**EXERCISE**
Gather every line below where "matplotlib" appears.
● ● ● ● ● ● ●
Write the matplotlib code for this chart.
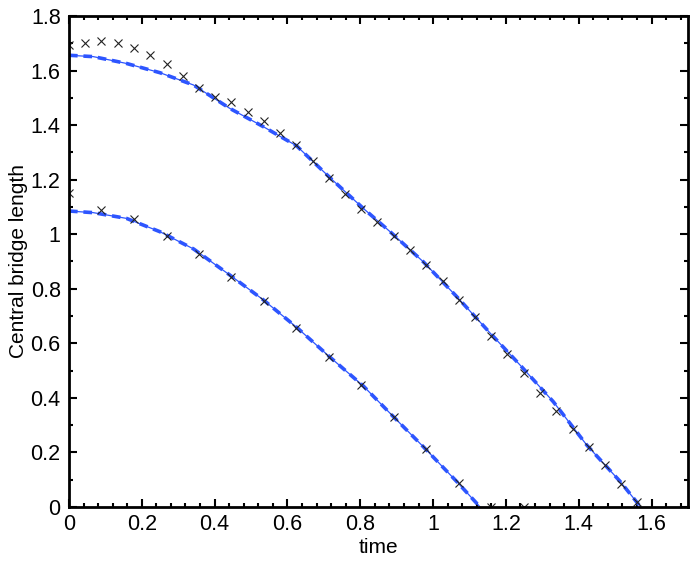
import matplotlib
matplotlib.use("Agg")
import matplotlib.pyplot as plt
from matplotlib.ticker import AutoMinorLocator

# ---- data ----
# simulation markers, upper curve
t_pts_1 = [0.000, 0.0446, 0.0892, 0.134, 0.178, 0.223, 0.268, 0.312, 0.357, 0.401,
           0.446, 0.491, 0.535, 0.580, 0.624, 0.669, 0.714, 0.758, 0.803, 0.847,
           0.892, 0.937, 0.981, 1.026, 1.070, 1.115, 1.160, 1.204, 1.249, 1.293,
           1.338, 1.383, 1.427, 1.472, 1.516, 1.561]
y_pts_1 = [1.694, 1.702, 1.707, 1.702, 1.681, 1.658, 1.625, 1.581, 1.537, 1.504,
           1.483, 1.448, 1.414, 1.370, 1.326, 1.268, 1.206, 1.147, 1.094, 1.045,
           0.995, 0.942, 0.887, 0.828, 0.760, 0.695, 0.627, 0.562, 0.490, 0.419,
           0.351, 0.287, 0.219, 0.153, 0.084, 0.018]
# simulation markers, lower curve
t_pts_2 = [0.000, 0.0892, 0.178, 0.268, 0.357, 0.446, 0.535, 0.624, 0.714, 0.803,
           0.892, 0.981, 1.070, 1.160, 1.249]
y_pts_2 = [1.152, 1.088, 1.055, 0.993, 0.926, 0.844, 0.754, 0.655, 0.549, 0.447,
           0.331, 0.214, 0.088, 0.000, 0.000]

# theoretical curves
t_line_1 = [0.000, 0.067, 0.158, 0.250, 0.342, 0.442, 0.534, 0.625, 0.717, 0.808,
            0.882, 0.973, 1.065, 1.157, 1.239, 1.330, 1.422, 1.514, 1.570]
y_line_1 = [1.656, 1.651, 1.626, 1.592, 1.547, 1.461, 1.394, 1.324, 1.207, 1.095,
            1.009, 0.899, 0.771, 0.637, 0.520, 0.386, 0.227, 0.093, 0.000]
t_line_2 = [0.000, 0.067, 0.158, 0.250, 0.342, 0.442, 0.534, 0.625, 0.717, 0.808,
            0.891, 0.973, 1.065, 1.129]
y_line_2 = [1.085, 1.079, 1.058, 1.009, 0.946, 0.850, 0.759, 0.659, 0.549, 0.444,
            0.331, 0.221, 0.093, 0.000]

x_ticks = [0, 0.2, 0.4, 0.6, 0.8, 1.0, 1.2, 1.4, 1.6]
x_tick_labels = ['0', '0.2', '0.4', '0.6', '0.8', '1', '1.2', '1.4', '1.6']
y_ticks = [0, 0.2, 0.4, 0.6, 0.8, 1.0, 1.2, 1.4, 1.6, 1.8]
y_tick_labels = ['0', '0.2', '0.4', '0.6', '0.8', '1', '1.2', '1.4', '1.6', '1.8']

x_label = "time"
y_label = "Central bridge length"

plt.rcParams['font.family'] = ['Liberation Sans', 'DejaVu Sans']

fig = plt.figure(figsize=(6.96, 5.63), dpi=100)
ax = fig.add_axes([0.0991, 0.0995, 0.8894, 0.8721])

blue = '#2d55ff'
for tl, yl in ((t_line_1, y_line_1), (t_line_2, y_line_2)):
    ax.plot(tl, yl, color=blue, lw=0.9, solid_capstyle='butt')
    ax.plot(tl, yl, color=blue, lw=2.6, dashes=(2.4, 1.6))

for tp, yp in ((t_pts_1, y_pts_1), (t_pts_2, y_pts_2)):
    ax.plot(tp, yp, linestyle='none', marker='x', ms=5.5, mew=0.8, color='#222222')

ax.set_xlim(0, 1.7)
ax.set_ylim(0, 1.8)
ax.set_xticks(x_ticks)
ax.set_xticklabels(x_tick_labels)
ax.set_yticks(y_ticks)
ax.set_yticklabels(y_tick_labels)
ax.xaxis.set_minor_locator(AutoMinorLocator(5))
ax.yaxis.set_minor_locator(AutoMinorLocator(2))

ax.tick_params(which='both', direction='in', top=True, right=True, labelsize=15.5,
               width=1.5, colors='black')
ax.tick_params(which='major', length=5.5)
ax.tick_params(axis='x', which='major', pad=5)
ax.tick_params(axis='y', which='major', pad=6)
ax.tick_params(which='minor', length=3)
for s in ax.spines.values():
    s.set_linewidth(2.0)

ax.set_xlabel(x_label, fontsize=15, labelpad=2)
ax.set_ylabel(y_label, fontsize=15, labelpad=2)

fig.savefig("out.png", dpi=100)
● ● ● ● ● ● ●
**TASK RESPONSE**
Write the matplotlib code for this chart.
import matplotlib
matplotlib.use("Agg")
import matplotlib.pyplot as plt
from matplotlib.ticker import AutoMinorLocator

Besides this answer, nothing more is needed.